Exercise details = Copy every line of the entries that includes the word "document".

Records shown =
----

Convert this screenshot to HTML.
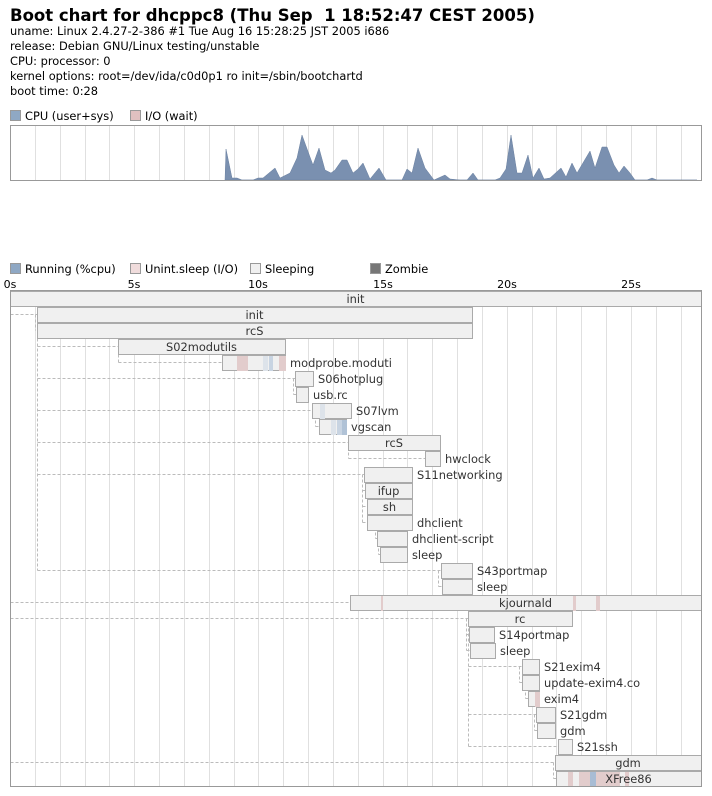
<!DOCTYPE html>
<html><head><meta charset="utf-8"><style>
html,body{margin:0;padding:0;background:#fff;width:712px;height:796px;overflow:hidden}
svg{display:block;font-family:"DejaVu Sans","Liberation Sans",sans-serif}
</style></head><body>
<svg width="712" height="796" viewBox="0 0 712 796" xmlns="http://www.w3.org/2000/svg">
<text x="10" y="21" font-size="16.5" font-weight="bold" fill="#000">Boot chart for dhcppc8 (Thu Sep&#160;&#160;1 18:52:47 CEST 2005)</text>
<g font-size="11.4" fill="#000">
<text x="10" y="35">uname: Linux 2.4.27-2-386 #1 Tue Aug 16 15:28:25 JST 2005 i686</text>
<text x="10" y="50">release: Debian GNU/Linux testing/unstable</text>
<text x="10" y="65">CPU: processor: 0</text>
<text x="10" y="80">kernel options: root=/dev/ida/c0d0p1 ro init=/sbin/bootchartd</text>
<text x="10" y="95">boot time: 0:28</text>
</g>
<g font-size="11.4" fill="#000">
<rect x="10.5" y="110.5" width="10" height="10" fill="#8fa8c4" stroke="#999"/><text x="25" y="120">CPU (user+sys)</text>
<rect x="130.5" y="110.5" width="10" height="10" fill="#e0c0c0" stroke="#999"/><text x="145" y="120">I/O (wait)</text>
<rect x="10.5" y="263.5" width="10" height="10" fill="#8fa8c4" stroke="#999"/><text x="25" y="273">Running (%cpu)</text>
<rect x="130.5" y="263.5" width="10" height="10" fill="#f0dcdc" stroke="#999"/><text x="145" y="273">Unint.sleep (I/O)</text>
<rect x="250.5" y="263.5" width="10" height="10" fill="#f0f0f0" stroke="#999"/><text x="265" y="273">Sleeping</text>
<rect x="370.5" y="263.5" width="10" height="10" fill="#777" stroke="#999"/><text x="385" y="273">Zombie</text>
</g>
<g id="grid" stroke="#e0e0e0" stroke-width="1"></g>
<polygon fill="#7a90b0" stroke="#6a80a0" stroke-width="0.5" points="225,180 226,149 232,178 237,178 242,180 253,180 258,178 263,178 275,168 280,178 290,173 297,158 302,135 310,157 313,165 319,148 325,170 331,173 335,170 342,160 347,160 353,173 358,169 363,163 370,179 379,168 386,180 402,180 407,169 412,173 418,148 425,168 434,180 445,175 450,179 460,180 467,180 473,173 478,180 495,180 500,178 506,169 511,135 517,173 522,173 528,155 533,178 539,168 544,179 550,178 561,168 566,177 572,163 577,173 590,151 595,168 602,147 607,147 614,165 619,173 624,166 630,173 635,180 647,180 652,178 657,180 697,180"/>
<rect x="10.5" y="125.5" width="691" height="55" fill="none" stroke="#999"/>
<g font-size="11" fill="#000" text-anchor="middle">
<text x="10" y="288">0s</text><text x="134" y="288">5s</text><text x="258" y="288">10s</text><text x="383" y="288">15s</text><text x="507" y="288">20s</text><text x="631" y="288">25s</text>
</g>
<g id="conn" stroke="#bbb" stroke-dasharray="3,2" fill="none"></g>
<g id="boxes"></g>
<rect x="10.5" y="290.5" width="691" height="496" fill="none" stroke="#999"/>
<script>
var NS="http://www.w3.org/2000/svg";
function el(p,t,a,txt){var e=document.createElementNS(NS,t);for(var k in a)e.setAttribute(k,a[k]);if(txt)e.textContent=txt;p.appendChild(e);return e;}
var g=document.getElementById('grid');
for(var i=1;i<28;i++){var x=Math.round(10+i*24.84)+0.5;
 el(g,'line',{x1:x,x2:x,y1:126,y2:180});
 el(g,'line',{x1:x,x2:x,y1:291,y2:786});}
var c=document.getElementById('conn');
var L=[[10,314,37,314],[35,314,35,330],[37,338,37,570],[37,346,118,346],[37,378,295,378],[37,410,312,410],[37,442,348,442],[37,474,364,474],[37,570,441,570],
[118,354,118,362],[118,362,222,362],[293,378,293,394],[293,394,296,394],[315,410,315,426],[315,426,319,426],[348,442,348,458],[348,458,425,458],
[362,474,362,522],[362,490,365,490],[362,506,367,506],[362,522,367,522],[375,522,375,538],[375,538,377,538],[378,538,378,554],[378,554,380,554],
[438,570,438,586],[438,586,442,586],[10,602,350,602],[10,618,468,618],[466,618,466,650],[466,634,469,634],[466,650,470,650],[468,618,468,746],[468,666,522,666],[468,714,536,714],[468,746,558,746],
[519,666,519,682],[519,682,522,682],[525,682,525,698],[525,698,528,698],[534,714,534,730],[534,730,537,730],[10,762,555,762],[553,762,553,778],[553,778,556,778]];
L.forEach(function(l){el(c,'line',{x1:l[0]+.5,y1:l[1]+.5,x2:l[2]+.5,y2:l[3]+.5});});
var b=document.getElementById('boxes');
var B=[[10,701,291,'init',1],[37,472,307,'init',1],[37,472,323,'rcS',1],[118,285,339,'S02modutils',1],[222,285,355,'modprobe.moduti',0],
[295,313,371,'S06hotplug',0],[296,308,387,'usb.rc',0],[312,351,403,'S07lvm',0],[319,346,419,'vgscan',0],[348,440,435,'rcS',1],[425,440,451,'hwclock',0],
[364,412,467,'S11networking',0],[365,412,483,'ifup',1],[367,412,499,'sh',1],[367,412,515,'dhclient',0],[377,407,531,'dhclient-script',0],[380,407,547,'sleep',0],
[441,472,563,'S43portmap',0],[442,472,579,'sleep',0],[350,701,595,'kjournald',1],[468,572,611,'rc',1],[469,494,627,'S14portmap',0],[470,495,643,'sleep',0],
[522,539,659,'S21exim4',0],[522,539,675,'update-exim4.co',0],[528,539,691,'exim4',0],[536,555,707,'S21gdm',0],[537,555,723,'gdm',0],[558,572,739,'S21ssh',0],
[555,701,755,'gdm',1],[556,701,771,'XFree86',1]];
var S={'modprobe.moduti':[[236,247,'#e2cccc'],[262,267,'#dde3ea'],[268,272,'#c8d4e2'],[278,285,'#e2cccc']],'S07lvm':[[319,324,'#dde3ea']],'vgscan':[[330,335,'#dde3ea'],[336,341,'#c8d4e2'],[341,346,'#b0c2d6']],
'kjournald':[[380,382,'#e2cccc'],[572,575,'#e2cccc'],[595,599,'#e2cccc']],'exim4':[[534,539,'#e2cccc']],'XFree86':[[567,572,'#e2cccc'],[578,589,'#e2cccc'],[589,595,'#a8bcd4'],[595,619,'#e2cccc'],[624,628,'#e2cccc']]};
B.forEach(function(r){
 el(b,'rect',{x:r[0]+.5,y:r[2]+.5,width:r[1]-r[0],height:15,fill:'#f0f0f0',stroke:'#aaa'});
 (S[r[3]]||[]).forEach(function(s){el(b,'rect',{x:s[0]+1,y:r[2]+1,width:s[1]-s[0],height:15,fill:s[2]});});
 if(r[4]) el(b,'text',{x:(r[0]+r[1])/2,y:r[2]+12,'font-size':11.4,fill:'#333','text-anchor':'middle'},r[3]);
 else el(b,'text',{x:r[1]+5,y:r[2]+12,'font-size':11.4,fill:'#333'},r[3]);
});
</script>
</svg>
</body></html>
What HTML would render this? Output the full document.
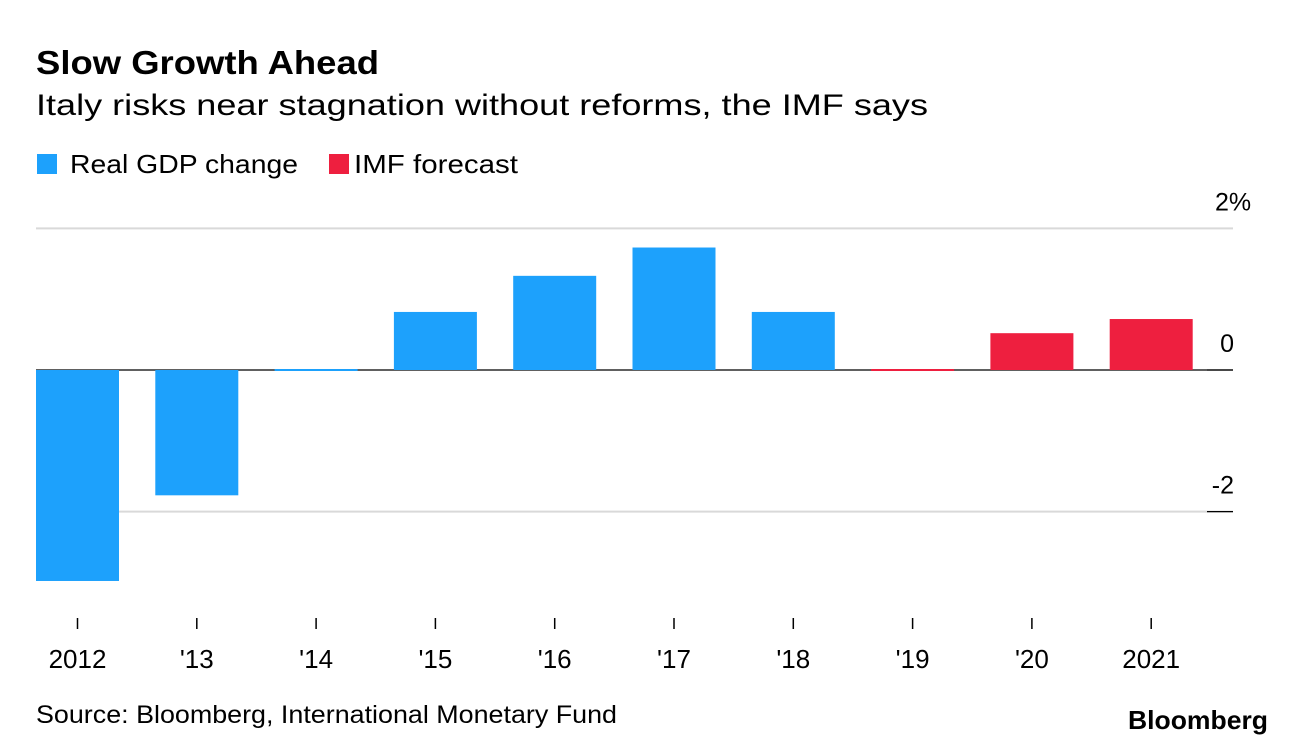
<!DOCTYPE html>
<html><head><meta charset="utf-8">
<style>
body{margin:0;background:#fff;font-family:"Liberation Sans",sans-serif;}
svg{display:block}
</style></head>
<body>
<svg id="c" width="1296" height="746">
<text x="36" y="74" font-size="33" font-weight="bold" fill="#000" textLength="343" lengthAdjust="spacingAndGlyphs">Slow Growth Ahead</text>
<text x="36" y="115" font-size="30" fill="#000" textLength="892" lengthAdjust="spacingAndGlyphs">Italy risks near stagnation without reforms, the IMF says</text>
<g>
<rect x="37" y="154" width="20" height="20" fill="#1da1fc"/>
<text x="70" y="173" font-size="26" fill="#000" textLength="228" lengthAdjust="spacingAndGlyphs">Real GDP change</text>
<rect x="329" y="154" width="20" height="20" fill="#ee1f3f"/>
<text x="354" y="173" font-size="26" fill="#000" textLength="164" lengthAdjust="spacingAndGlyphs">IMF forecast</text>
</g>
<g id="grid"></g><g id="bars"></g><g id="axes"></g>
<text x="36" y="723" font-size="25" fill="#000" textLength="581" lengthAdjust="spacingAndGlyphs">Source: Bloomberg, International Monetary Fund</text>
<text x="1128" y="729" font-size="26" font-weight="bold" fill="#000" textLength="140" lengthAdjust="spacingAndGlyphs">Bloomberg</text>
</svg>
<script>
const categories=["2012","'13","'14","'15","'16","'17","'18","'19","'20","2021"];
const values=[-2.98,-1.77,0,0.82,1.33,1.73,0.82,0,0.52,0.72];
const forecast=[false,false,false,false,false,false,false,true,true,true];
const yTicks=[2,0,-2];
const yTickLabels=["2%","0","-2"];
const NS="http://www.w3.org/2000/svg";
function y(v){return 370-v*70.8;}
function x(i){return 77.5+i*119.3;}
function mk(t,a,p){const e=document.createElementNS(NS,t);for(const k in a)e.setAttribute(k,a[k]);document.getElementById(p).appendChild(e);return e;}
yTicks.forEach((v,i)=>{
 const g=mk('line',{x1:36,x2:1233,y1:y(v),y2:y(v),stroke:v===0?'#000':'#d9d9d9','stroke-width':v===0?1.2:2},'grid');
 
 
 if(i>0){
 const tk=mk('line',{x1:1207,x2:1233,y1:y(v),y2:y(v),stroke:'#000','stroke-width':1.2},'axes');
 
 
 }
 const t=mk('text',i===0?{x:1215,y:y(v)-18,'font-size':25,fill:'#000'}:{x:1234,y:y(v)-18,'font-size':25,'text-anchor':'end',fill:'#000'},'axes');
 t.textContent=yTickLabels[i];
 
 
});
categories.forEach((c,i)=>{
 const v=values[i];let top=Math.min(y(v),370),h=Math.abs(y(v)-370);
 if(h<2){h=2;top=369;}
 const r=mk('rect',{x:x(i)-41.5,y:top,width:83,height:h,fill:forecast[i]?'#ee1f3f':'#1da1fc'},'bars');
 
 
 const tk=mk('line',{x1:x(i),x2:x(i),y1:618,y2:629,stroke:'#000','stroke-width':1.5},'axes');
 
 
 const t=mk('text',{x:x(i),y:668,'font-size':26,'text-anchor':'middle',fill:'#000'},'axes');
 t.textContent=c;
 
 
});
</script>
</body></html>
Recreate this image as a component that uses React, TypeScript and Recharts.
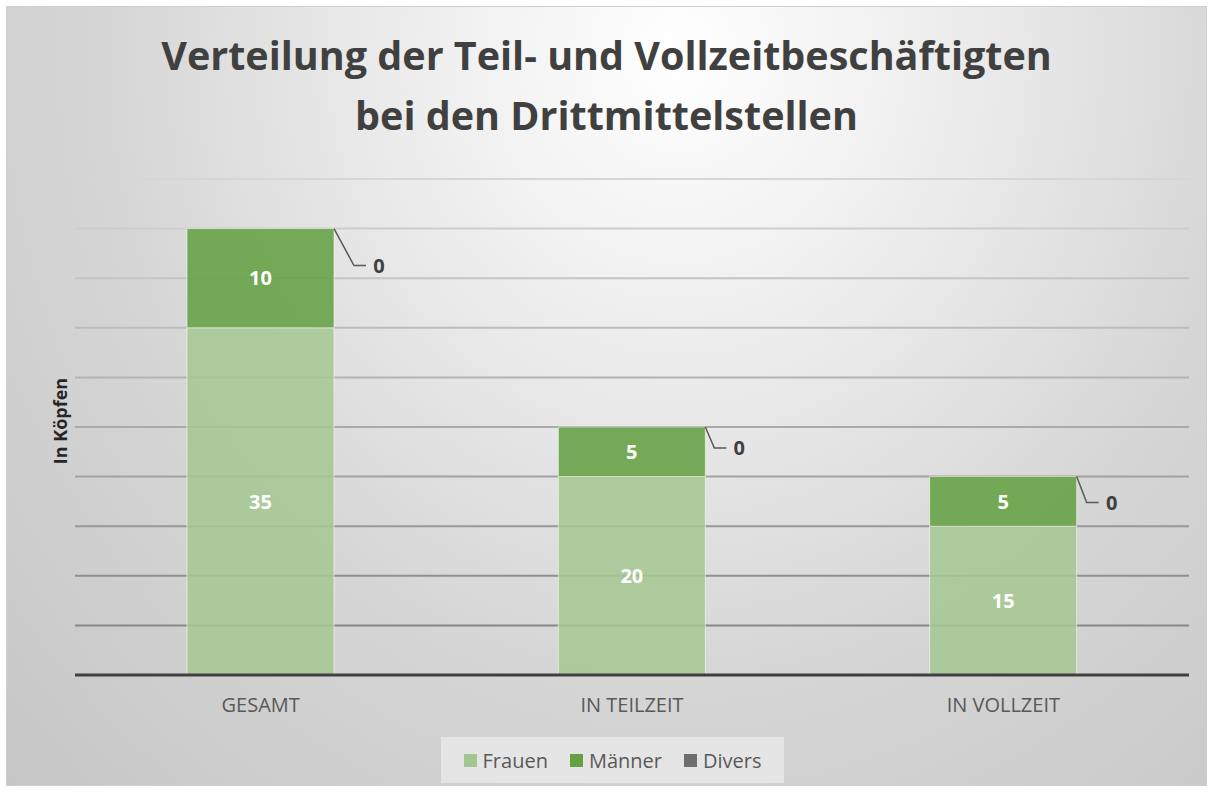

----

Result for this exercise =
function el(p,t,a,txt){var e=document.createElementNS(NS,t);for(var k in a)e.setAttribute(k,a[k]);if(txt)e.textContent=txt;p.appendChild(e);return e;}
var g=document.getElementById('grid');
var c=document.getElementById('conn');
var b=document.getElementById('boxes');
What HTML would render this? Output the full document.
function mk(t,a,p){const e=document.createElementNS(NS,t);for(const k in a)e.setAttribute(k,a[k]);document.getElementById(p).appendChild(e);return e;}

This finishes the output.